100%|██████████| 4/4 [00:41<00:00, 10.28s/it]


Now, let's plot the average Bayesian evidence for the hypothesis as a function of `f_water_habitable`. **(The plotting code is replaced with saving the grid results.)**

In [13]:
# Replaced Plotting Code with Data Saving

# Use pickle to save the entire results_grid object, as it handles complex Python objects
# like Hypothesis objects and nested dictionaries/lists/NumPy types reliably.
import pickle

output_filename = 'habitable_zone_grid_results.pkl'

with open(output_filename, 'wb') as f:
    pickle.dump(results_grid, f)

print(f"Analysis grid results saved to {output_filename}")

Analysis grid results saved to habitable_zone_grid_results.pkl


A more useful metric than the average Bayesian evidence is the survey's "statistical power", which is the likelihood that the survey could successfully test the hypothesis under a certain set of assumptions.

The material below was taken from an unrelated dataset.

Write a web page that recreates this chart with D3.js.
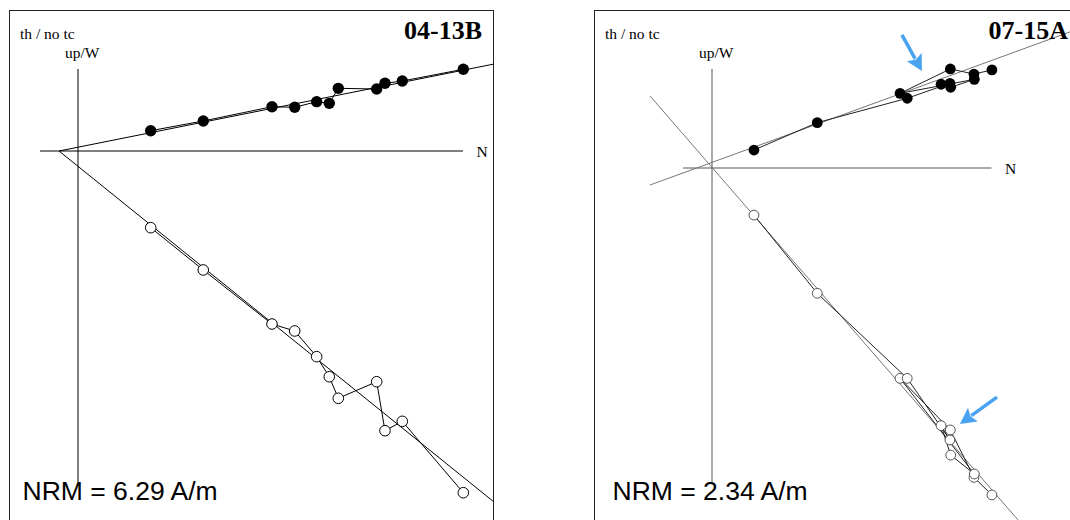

Run this cell to plot the statistical power versus the fraction of EECs with water vapor. **(The plotting code is replaced with computing and saving the statistical power metric.)**

In [14]:
# Replaced Plotting Code with Data Saving
power = analysis.compute_statistical_power(results_grid, method='dlnZ', threshold=3)
power_df = pd.DataFrame({
    'f_water_habitable': f_water_habitable,
    'statistical_power': power
})
output_filename_power = 'statistical_power_results.csv'
power_df.to_csv(output_filename_power, index=False)

print(f"Statistical power data saved to {output_filename_power}")

Statistical power data saved to statistical_power_results.csv


We can see that a LUVOIR-like survey will be able to determine the existence of the habitable zone - but only if habitable planets are relatively common.